Benefits of Switching to Specific Identification
- Accurate Costing: Precise matching of costs with revenues enhances financial accuracy.
- Better Inventory Control: Enables detailed tracking of individual items, reducing theft and loss.
- Enhanced Decision-Making: Provides detailed data for pricing, purchasing, and sales strategies.
- Compliance: Meets regulatory requirements for high-value or specialized inventory.
Costs and Challenges of Implementation
- High Setup Costs: Requires investment in sophisticated tracking systems and software.
- Increased Administrative Burden: More detailed record-keeping and inventory management efforts.
- Training Needs: Staff must be trained to accurately identify and record each item.
- Time-Consuming: Managing individual items can be labor-intensive, especially for large inventories.
Cost-Benefit Analysis
When evaluating whether to switch, businesses must weigh the higher initial costs against long-term benefits.
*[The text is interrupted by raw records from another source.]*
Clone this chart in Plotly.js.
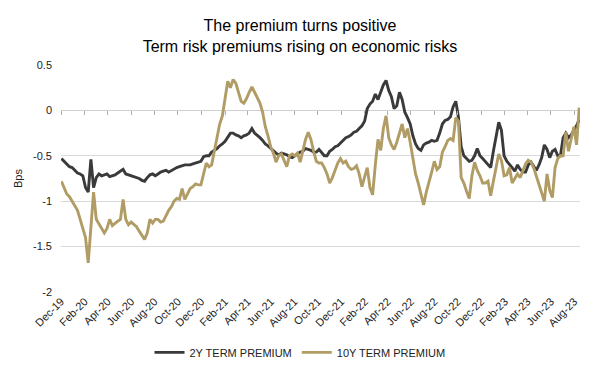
<!DOCTYPE html>
<html>
<head>
<meta charset="utf-8">
<script src="https://cdn.plot.ly/plotly-3.0.1.min.js"></script>
<style>html,body{margin:0;padding:0;background:#fff;}#chart{width:600px;height:369px;}</style>
</head>
<body>
<div id="chart"></div>
<script>
// Weekly observations starting Monday 2019-12-02
const startDate = "2019-12-02";
const seriesNames = ["2Y TERM PREMIUM", "10Y TERM PREMIUM"];
const yTickVals = [0.5, 0, -0.5, -1, -1.5, -2];
const yTickText = ["0.5", "0", "-0.5", "-1", "-1.5", "-2"];

const premium2y = [
 -0.53,-0.56,-0.60,-0.62,-0.63,-0.66,-0.69,-0.70,-0.72,-0.85,
 -0.90,-0.54,-0.85,-0.74,-0.70,-0.72,-0.71,-0.70,-0.73,-0.72,
 -0.71,-0.69,-0.67,-0.65,-0.70,-0.71,-0.72,-0.73,-0.74,-0.75,
 -0.77,-0.78,-0.74,-0.71,-0.70,-0.72,-0.70,-0.68,-0.67,-0.66,
 -0.68,-0.66,-0.64,-0.63,-0.62,-0.61,-0.60,-0.60,-0.60,-0.59,
 -0.58,-0.57,-0.56,-0.51,-0.50,-0.50,-0.46,-0.44,-0.42,-0.39,
 -0.37,-0.34,-0.30,-0.25,-0.25,-0.27,-0.28,-0.30,-0.28,-0.27,
 -0.25,-0.20,-0.25,-0.27,-0.30,-0.33,-0.37,-0.39,-0.42,-0.45,
 -0.47,-0.49,-0.47,-0.48,-0.49,-0.51,-0.52,-0.50,-0.48,-0.46,
 -0.45,-0.42,-0.43,-0.44,-0.46,-0.46,-0.43,-0.47,-0.50,-0.50,
 -0.45,-0.43,-0.40,-0.39,-0.36,-0.33,-0.30,-0.29,-0.27,-0.24,
 -0.23,-0.20,-0.17,-0.12,0.02,0.07,0.10,0.18,0.12,0.20,
 0.28,0.33,0.22,0.15,0.02,0.05,0.20,0.12,-0.02,-0.08,
 -0.15,-0.28,-0.37,-0.42,-0.44,-0.38,-0.36,-0.35,-0.33,-0.34,
 -0.33,-0.25,-0.15,-0.11,-0.10,-0.07,0.04,0.10,-0.08,-0.40,
 -0.50,-0.53,-0.56,-0.55,-0.50,-0.42,-0.50,-0.53,-0.56,-0.60,
 -0.63,-0.45,-0.30,-0.13,-0.22,-0.50,-0.56,-0.59,-0.63,-0.67,
 -0.60,-0.65,-0.68,-0.68,-0.60,-0.57,-0.62,-0.66,-0.60,-0.52,
 -0.38,-0.43,-0.52,-0.45,-0.43,-0.50,-0.50,-0.30,-0.25,-0.30,
 -0.27,-0.22,-0.17,-0.10
];

const premium10y = [
 -0.78,-0.85,-0.92,-0.95,-1.00,-1.06,-1.10,-1.20,-1.30,-1.40,
 -1.68,-1.30,-0.90,-1.20,-1.25,-1.30,-1.35,-1.30,-1.20,-1.27,
 -1.24,-1.22,-1.20,-0.98,-1.20,-1.26,-1.23,-1.26,-1.28,-1.33,
 -1.37,-1.42,-1.35,-1.20,-1.24,-1.20,-1.20,-1.23,-1.22,-1.15,
 -1.10,-1.06,-1.00,-0.97,-0.98,-0.86,-0.98,-0.92,-0.86,-0.84,
 -0.81,-0.82,-0.82,-0.70,-0.58,-0.62,-0.60,-0.45,-0.30,-0.15,
 -0.06,0.12,0.32,0.25,0.34,0.30,0.20,0.10,0.08,0.13,
 0.20,0.26,0.20,0.14,0.08,-0.02,-0.18,-0.28,-0.40,-0.47,
 -0.57,-0.50,-0.48,-0.55,-0.62,-0.50,-0.48,-0.50,-0.47,-0.57,
 -0.43,-0.32,-0.24,-0.32,-0.45,-0.56,-0.58,-0.58,-0.63,-0.70,
 -0.80,-0.74,-0.66,-0.58,-0.53,-0.58,-0.56,-0.62,-0.65,-0.64,
 -0.61,-0.70,-0.84,-0.72,-0.63,-0.85,-0.93,-0.60,-0.32,-0.44,
 -0.20,-0.06,-0.30,-0.38,-0.43,-0.35,-0.26,-0.15,-0.30,-0.20,
 -0.35,-0.52,-0.70,-0.80,-0.92,-1.04,-0.90,-0.80,-0.68,-0.56,
 -0.65,-0.62,-0.46,-0.40,-0.33,-0.31,-0.33,-0.08,-0.12,-0.74,
 -0.80,-0.89,-0.97,-0.72,-0.57,-0.66,-0.72,-0.80,-0.80,-0.78,
 -0.94,-0.78,-0.62,-0.48,-0.55,-0.72,-0.71,-0.63,-0.80,-0.75,
 -0.70,-0.74,-0.66,-0.59,-0.55,-0.57,-0.63,-0.72,-0.82,-0.90,
 -1.00,-0.70,-0.88,-0.96,-0.63,-0.53,-0.50,-0.50,-0.24,-0.45,
 -0.30,-0.18,-0.38,0.03
];

const dates = [];
const t0 = Date.parse(startDate + "T00:00:00Z");
for (let k = 0; k < premium2y.length; k++) {
  dates.push(new Date(t0 + k * 7 * 86400000).toISOString().slice(0, 10));
}

const xRange = ["2019-12-01", "2023-08-16"];
const FONT = "Liberation Sans, Arial, sans-serif";

const traces = [
  {x: dates, y: premium2y, name: seriesNames[0], type: "scatter", mode: "lines",
   line: {color: "#3a3a3a", width: 2.9}, xaxis: "x", yaxis: "y"},
  {x: dates, y: premium10y, name: seriesNames[1], type: "scatter", mode: "lines",
   line: {color: "#b09c64", width: 2.9}, xaxis: "x2", yaxis: "y"}
];

const layout = {
  width: 600, height: 369,
  margin: {l: 61, r: 20, t: 65, b: 77},
  paper_bgcolor: "#fff", plot_bgcolor: "#fff",
  font: {family: FONT, size: 11, color: "#000"},
  title: {text: "The premium turns positive<br>Term risk premiums rising on economic risks",
          x: 0.5, xanchor: "center", y: 0.915, yanchor: "middle",
          font: {family: FONT, size: 16, color: "#000"}},
  showlegend: true,
  legend: {orientation: "h", xref: "container", yref: "container",
           x: 0.5, xanchor: "center", y: 0.045, yanchor: "middle",
           font: {family: FONT, size: 11, color: "#222"}, itemwidth: 30,
           traceorder: "normal", tracegroupgap: 0},
  xaxis: {type: "date", range: xRange, tick0: "2019-12-01", dtick: "M2",
          tickformat: "%b-%y", tickangle: -45, ticks: "", showgrid: false,
          zeroline: false, showline: false, fixedrange: true,
          tickfont: {family: FONT, size: 11, color: "#222"}},
  xaxis2: {type: "date", range: xRange, tick0: "2019-12-01", dtick: "M2",
           overlaying: "x", anchor: "free", position: 0.8, side: "bottom",
           ticks: "outside", ticklen: 4, tickwidth: 1, tickcolor: "#b0b0b0",
           showticklabels: false, showgrid: false, zeroline: false, showline: false},
  yaxis: {range: [-2, 0.5], tickvals: yTickVals, ticktext: yTickText,
          showgrid: true, gridcolor: "#d9d9d9", gridwidth: 1,
          zeroline: true, zerolinecolor: "#d0d0d0", zerolinewidth: 1,
          ticks: "", ticklabelstandoff: 8, showline: false,
          tickfont: {family: FONT, size: 11, color: "#222"},
          title: {text: "Bps", standoff: 8, font: {family: FONT, size: 11, color: "#222"}}}
};

Plotly.newPlot("chart", traces, layout, {displayModeBar: false, staticPlot: true});
</script>
</body>
</html>
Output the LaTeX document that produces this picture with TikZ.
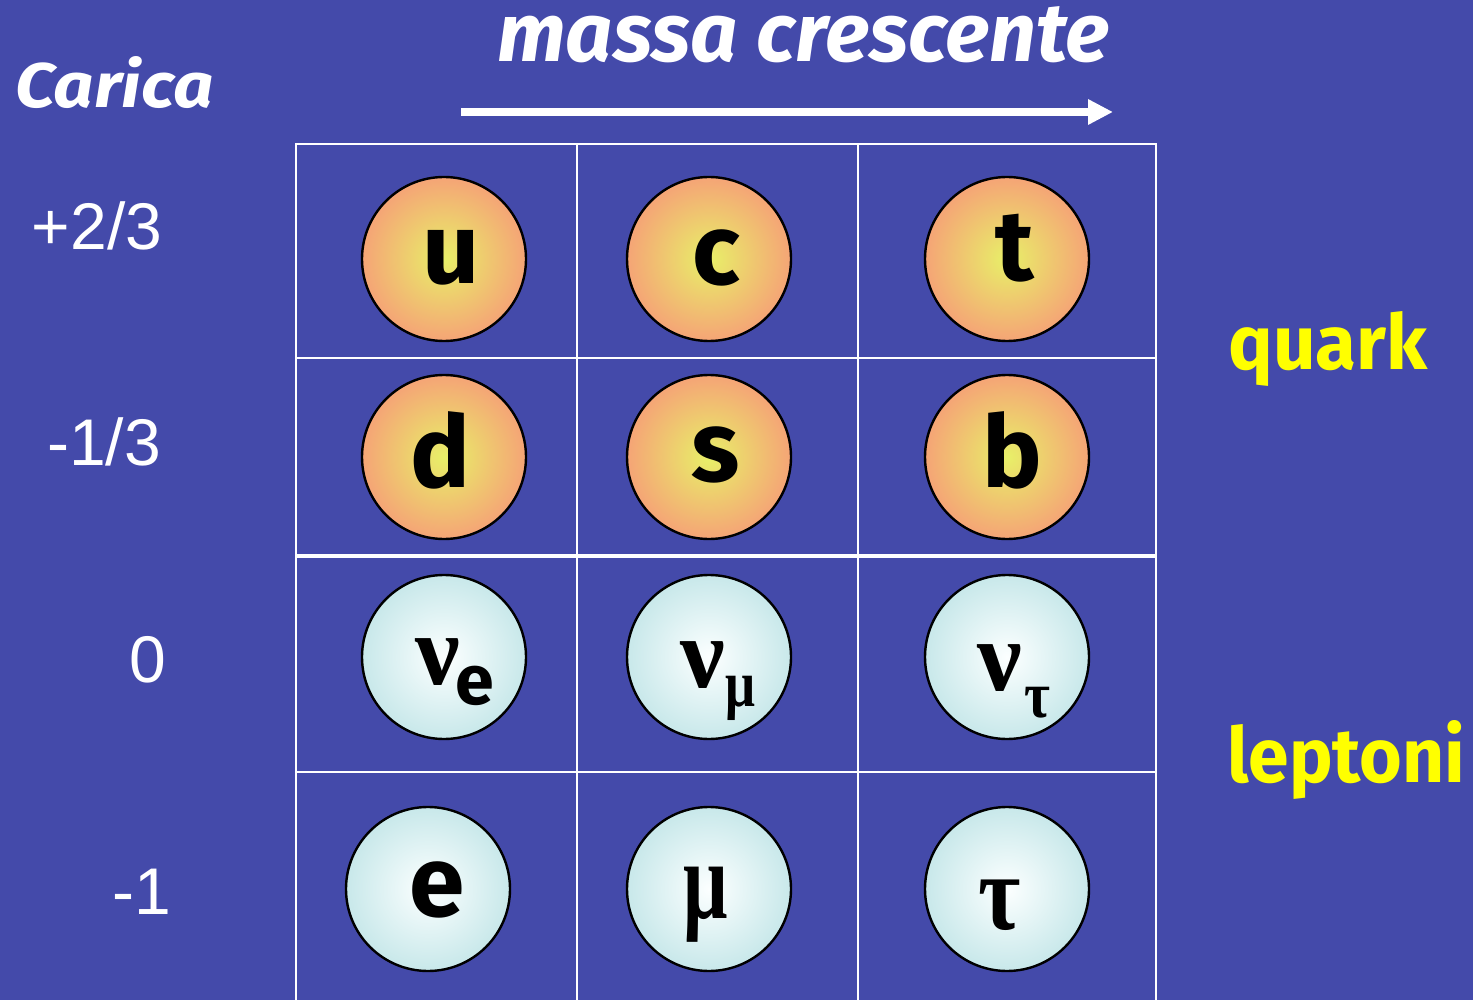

For high-value items, the improved accuracy and control often justify the investment. Conversely, for low-cost, high-volume products, the administrative burden may outweigh the benefits.
Conclusion
Switching to specific identification can offer significant advantages for certain types of inventory, especially high-value or unique items. However, it requires careful consideration of the associated costs and operational challenges. Businesses should conduct a thorough cost-benefit analysis to determine if this method aligns with their inventory management goals.